Raw records
————

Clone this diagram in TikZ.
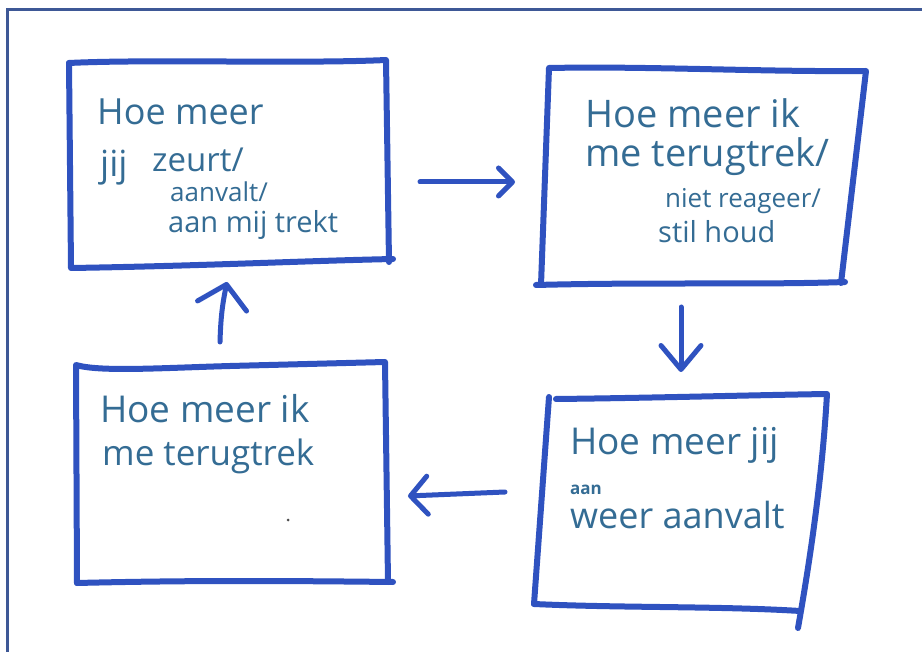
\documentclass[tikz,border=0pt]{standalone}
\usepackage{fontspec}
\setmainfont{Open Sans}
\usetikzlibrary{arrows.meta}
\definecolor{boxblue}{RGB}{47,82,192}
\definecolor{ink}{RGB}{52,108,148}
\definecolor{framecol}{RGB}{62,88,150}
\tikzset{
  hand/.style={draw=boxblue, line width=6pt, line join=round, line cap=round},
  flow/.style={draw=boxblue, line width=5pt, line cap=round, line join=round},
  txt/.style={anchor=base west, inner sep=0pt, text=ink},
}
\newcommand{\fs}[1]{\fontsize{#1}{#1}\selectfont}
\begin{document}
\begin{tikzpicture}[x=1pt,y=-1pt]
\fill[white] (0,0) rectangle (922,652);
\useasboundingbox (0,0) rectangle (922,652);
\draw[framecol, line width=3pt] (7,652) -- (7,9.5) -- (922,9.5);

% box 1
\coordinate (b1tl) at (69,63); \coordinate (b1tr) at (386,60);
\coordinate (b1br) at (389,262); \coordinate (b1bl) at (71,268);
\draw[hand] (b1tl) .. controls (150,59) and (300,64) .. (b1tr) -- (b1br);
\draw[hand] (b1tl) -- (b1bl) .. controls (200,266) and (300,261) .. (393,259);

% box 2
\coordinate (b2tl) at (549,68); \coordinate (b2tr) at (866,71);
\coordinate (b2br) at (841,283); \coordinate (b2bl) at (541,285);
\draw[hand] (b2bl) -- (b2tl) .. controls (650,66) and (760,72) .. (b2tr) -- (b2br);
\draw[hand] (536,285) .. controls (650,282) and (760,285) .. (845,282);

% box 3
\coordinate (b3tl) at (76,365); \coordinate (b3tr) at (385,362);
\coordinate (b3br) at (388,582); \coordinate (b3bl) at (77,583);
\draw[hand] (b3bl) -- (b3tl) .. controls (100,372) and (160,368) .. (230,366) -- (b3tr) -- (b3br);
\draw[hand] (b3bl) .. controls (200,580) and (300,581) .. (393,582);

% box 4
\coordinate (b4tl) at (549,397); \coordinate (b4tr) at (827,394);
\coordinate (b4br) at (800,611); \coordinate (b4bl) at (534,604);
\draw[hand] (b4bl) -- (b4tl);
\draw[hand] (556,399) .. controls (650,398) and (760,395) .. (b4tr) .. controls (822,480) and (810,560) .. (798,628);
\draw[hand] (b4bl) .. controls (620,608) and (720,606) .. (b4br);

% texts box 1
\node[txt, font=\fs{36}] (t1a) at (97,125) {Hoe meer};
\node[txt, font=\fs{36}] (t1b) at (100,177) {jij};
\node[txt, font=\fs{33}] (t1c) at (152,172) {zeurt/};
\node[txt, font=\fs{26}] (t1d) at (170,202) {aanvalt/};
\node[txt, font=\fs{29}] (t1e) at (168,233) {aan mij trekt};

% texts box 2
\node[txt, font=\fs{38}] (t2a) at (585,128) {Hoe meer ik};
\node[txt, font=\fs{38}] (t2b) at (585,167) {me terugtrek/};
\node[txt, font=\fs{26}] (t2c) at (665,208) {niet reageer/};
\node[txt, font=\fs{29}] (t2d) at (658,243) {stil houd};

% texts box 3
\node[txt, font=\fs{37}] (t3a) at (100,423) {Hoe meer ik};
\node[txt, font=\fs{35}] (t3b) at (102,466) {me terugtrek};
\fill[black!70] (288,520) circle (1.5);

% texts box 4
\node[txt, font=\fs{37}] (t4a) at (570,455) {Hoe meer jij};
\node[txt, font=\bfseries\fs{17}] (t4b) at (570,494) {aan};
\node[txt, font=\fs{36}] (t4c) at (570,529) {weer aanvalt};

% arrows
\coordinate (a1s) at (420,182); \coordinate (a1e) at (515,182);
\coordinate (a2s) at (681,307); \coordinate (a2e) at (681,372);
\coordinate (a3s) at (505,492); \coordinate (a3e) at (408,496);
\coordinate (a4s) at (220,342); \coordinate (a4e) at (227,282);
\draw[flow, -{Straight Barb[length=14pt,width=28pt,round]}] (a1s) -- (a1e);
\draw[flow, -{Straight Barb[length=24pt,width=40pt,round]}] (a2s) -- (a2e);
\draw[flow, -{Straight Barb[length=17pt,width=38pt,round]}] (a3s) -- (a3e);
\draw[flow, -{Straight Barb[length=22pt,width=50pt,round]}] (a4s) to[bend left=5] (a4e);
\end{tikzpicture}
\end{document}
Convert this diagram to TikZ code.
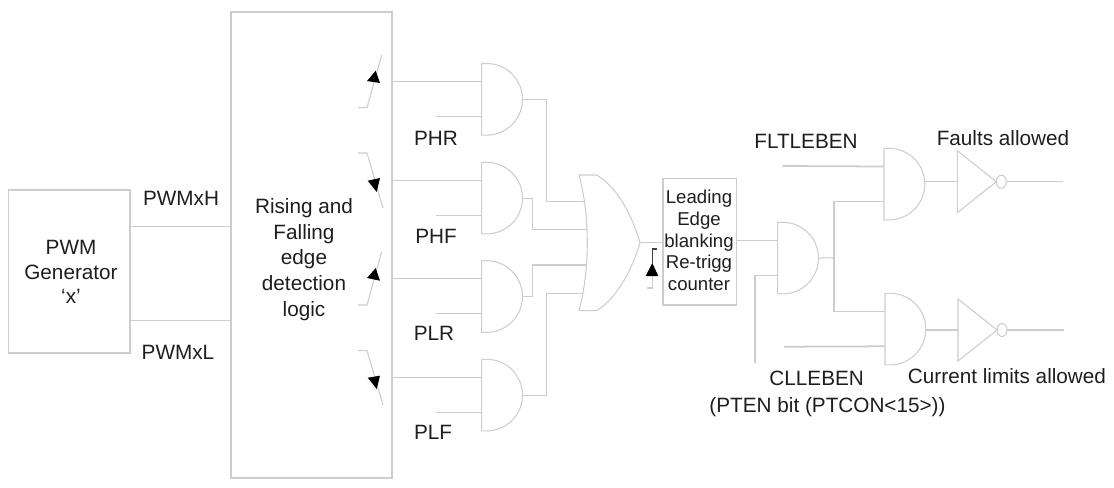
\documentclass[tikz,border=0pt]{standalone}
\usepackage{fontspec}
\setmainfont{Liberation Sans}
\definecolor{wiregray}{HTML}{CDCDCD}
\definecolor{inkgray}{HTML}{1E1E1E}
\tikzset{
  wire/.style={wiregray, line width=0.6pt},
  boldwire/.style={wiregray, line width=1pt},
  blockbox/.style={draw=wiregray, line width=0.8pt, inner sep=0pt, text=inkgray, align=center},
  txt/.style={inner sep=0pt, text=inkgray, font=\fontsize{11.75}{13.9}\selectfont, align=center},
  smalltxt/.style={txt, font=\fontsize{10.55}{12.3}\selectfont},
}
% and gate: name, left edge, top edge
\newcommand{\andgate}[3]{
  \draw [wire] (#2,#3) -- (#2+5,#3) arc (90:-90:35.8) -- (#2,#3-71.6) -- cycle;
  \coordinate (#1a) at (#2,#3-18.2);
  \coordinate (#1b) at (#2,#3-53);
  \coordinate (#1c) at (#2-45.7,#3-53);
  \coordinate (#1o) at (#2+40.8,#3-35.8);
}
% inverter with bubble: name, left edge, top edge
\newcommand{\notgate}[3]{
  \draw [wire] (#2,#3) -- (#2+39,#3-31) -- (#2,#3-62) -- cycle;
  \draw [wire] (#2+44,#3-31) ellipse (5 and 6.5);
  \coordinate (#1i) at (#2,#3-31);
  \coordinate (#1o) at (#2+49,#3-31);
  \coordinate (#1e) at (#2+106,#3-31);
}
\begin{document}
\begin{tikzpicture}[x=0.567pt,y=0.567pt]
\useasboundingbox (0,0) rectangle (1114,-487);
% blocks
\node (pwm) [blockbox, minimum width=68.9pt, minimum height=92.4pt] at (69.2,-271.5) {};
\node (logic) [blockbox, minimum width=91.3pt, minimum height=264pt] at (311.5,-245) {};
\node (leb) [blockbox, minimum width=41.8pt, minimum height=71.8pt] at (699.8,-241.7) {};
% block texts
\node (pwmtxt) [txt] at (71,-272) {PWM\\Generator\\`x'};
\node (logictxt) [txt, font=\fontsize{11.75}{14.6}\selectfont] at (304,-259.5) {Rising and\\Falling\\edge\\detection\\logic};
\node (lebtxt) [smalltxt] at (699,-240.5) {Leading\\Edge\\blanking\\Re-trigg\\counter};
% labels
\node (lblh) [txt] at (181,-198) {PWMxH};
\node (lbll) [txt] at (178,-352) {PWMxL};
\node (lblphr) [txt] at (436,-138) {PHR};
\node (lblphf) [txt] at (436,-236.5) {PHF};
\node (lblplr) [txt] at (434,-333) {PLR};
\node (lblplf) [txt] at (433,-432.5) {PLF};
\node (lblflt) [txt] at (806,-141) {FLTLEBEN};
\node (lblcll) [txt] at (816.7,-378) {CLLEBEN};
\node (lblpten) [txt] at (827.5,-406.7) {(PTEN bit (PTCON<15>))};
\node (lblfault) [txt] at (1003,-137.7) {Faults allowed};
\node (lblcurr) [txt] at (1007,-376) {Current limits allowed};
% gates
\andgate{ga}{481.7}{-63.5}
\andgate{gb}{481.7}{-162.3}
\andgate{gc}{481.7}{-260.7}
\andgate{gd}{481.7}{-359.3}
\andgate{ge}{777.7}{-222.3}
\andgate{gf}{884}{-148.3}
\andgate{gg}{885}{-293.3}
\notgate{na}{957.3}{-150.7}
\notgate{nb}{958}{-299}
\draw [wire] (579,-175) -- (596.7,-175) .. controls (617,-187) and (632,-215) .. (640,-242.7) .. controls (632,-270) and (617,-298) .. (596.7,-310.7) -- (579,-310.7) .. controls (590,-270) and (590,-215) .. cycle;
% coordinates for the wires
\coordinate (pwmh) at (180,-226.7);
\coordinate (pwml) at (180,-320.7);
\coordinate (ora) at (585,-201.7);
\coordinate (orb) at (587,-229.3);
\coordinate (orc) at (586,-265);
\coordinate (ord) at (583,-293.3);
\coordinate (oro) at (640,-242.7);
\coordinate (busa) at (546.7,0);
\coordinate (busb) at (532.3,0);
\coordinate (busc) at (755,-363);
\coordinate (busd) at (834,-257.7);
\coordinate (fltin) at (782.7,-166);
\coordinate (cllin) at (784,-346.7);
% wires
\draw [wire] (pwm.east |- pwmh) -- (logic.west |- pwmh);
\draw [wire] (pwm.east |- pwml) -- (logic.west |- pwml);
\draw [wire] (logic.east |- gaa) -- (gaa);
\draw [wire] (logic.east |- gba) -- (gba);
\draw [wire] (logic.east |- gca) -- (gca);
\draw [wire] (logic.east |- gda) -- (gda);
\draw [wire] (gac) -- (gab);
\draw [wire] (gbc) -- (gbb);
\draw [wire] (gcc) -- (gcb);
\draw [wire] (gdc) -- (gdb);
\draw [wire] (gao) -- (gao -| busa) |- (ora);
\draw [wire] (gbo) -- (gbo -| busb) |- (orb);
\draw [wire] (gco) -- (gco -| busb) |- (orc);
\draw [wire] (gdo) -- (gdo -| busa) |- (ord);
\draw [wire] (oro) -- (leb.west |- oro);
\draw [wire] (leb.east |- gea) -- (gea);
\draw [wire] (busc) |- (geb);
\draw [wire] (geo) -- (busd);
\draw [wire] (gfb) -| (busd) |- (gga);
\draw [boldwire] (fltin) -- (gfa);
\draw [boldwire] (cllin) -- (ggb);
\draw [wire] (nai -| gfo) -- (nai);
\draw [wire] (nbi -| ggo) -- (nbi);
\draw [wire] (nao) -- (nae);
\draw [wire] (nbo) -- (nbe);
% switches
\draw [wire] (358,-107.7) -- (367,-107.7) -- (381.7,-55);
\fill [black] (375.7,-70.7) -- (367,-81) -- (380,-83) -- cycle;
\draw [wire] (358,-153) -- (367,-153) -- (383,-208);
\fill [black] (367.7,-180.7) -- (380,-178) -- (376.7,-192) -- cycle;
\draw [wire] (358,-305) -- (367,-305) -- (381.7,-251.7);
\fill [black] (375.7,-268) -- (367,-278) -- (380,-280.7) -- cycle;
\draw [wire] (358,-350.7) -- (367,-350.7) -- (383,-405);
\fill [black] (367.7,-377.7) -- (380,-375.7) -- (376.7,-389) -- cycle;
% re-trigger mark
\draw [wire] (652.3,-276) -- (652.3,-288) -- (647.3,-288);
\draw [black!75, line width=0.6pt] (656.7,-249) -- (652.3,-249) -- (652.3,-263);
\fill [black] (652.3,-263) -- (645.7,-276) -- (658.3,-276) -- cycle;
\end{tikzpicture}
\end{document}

————

Pick out the lines that include the word "this" and write them out.

● Final result:
Clone this diagram in TikZ.
Convert this diagram to TikZ code.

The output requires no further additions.